Nuages et buee dans son esprit, altitude qui lui vrille le crane, apres 2 heures sure place la petite tache rouge decide de redescendre urgemment a Kashgar. Je pose peniblement mon sac a dos sur le bord de la route, et guette le moindre vehicule qui pourrait me sauver. Il n'y a plus grand monde, il commence a se faire tard, et je n'ai pour seule compagnie que quelques locaux et deux chiens loups qui batifollent sur les cailloux. Les gars qui passent me jettent des regards intrigues, ou peut-etre compatissant, et repartent en chevauchant leurs motos aussi fierement et agilement qu'un Kazhak chevaucherait un cheval. 18 h, un camoin passe finalement sur la route, je leve le bras, il freine, il s'arrete. Je grimpe, il va a Kashgar, je suis chanceux, autostop, 100% de reussite.

Nous descendons, les nuages et la buee de mon esprit se dissipent petit a petit.
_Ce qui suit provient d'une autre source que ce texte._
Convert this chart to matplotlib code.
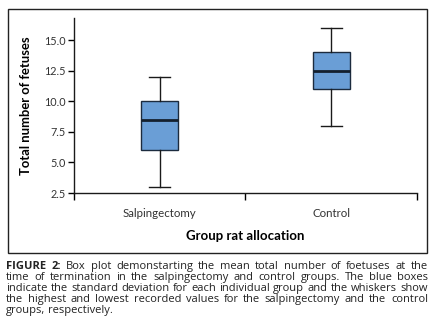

Nous descendons encore, et les nuages dans le ciel se dissipent aussi, petit a petit... J'ai devant moi le pare-brise du camion, immense ecran qui projete alors un des films les plus epoustouflant que je n'ai jamais vu. Je comprend alors que la Route du Karakoram soit si celebre. Des monts a plus de 7000m dominent du haut de leurs falaises vertigineuses une route posee au fond de vallees abruptes , d'anciens glaciers laissent leurs traces decoupant dans le paysage des saillies aux couleurs et aux contrastes qui semblent etre passees entre les mains de peintres impressionnistes, des massif de gres rouge dont les formes ont ete faconnees il y a dix mille ans par des geants en colere...

Il est 22h30, retour a mon hotel. Les nuages et la buee dans mon esprit ont maintenant cede la place a une nuit etoilee, ou la lune illumine pensees et souvenirs, qui resteront a jamais graves derriere la petite tache rouge... qui commence doucement a retrouver sa teinte rose, et qui sourie avant de s'endormir.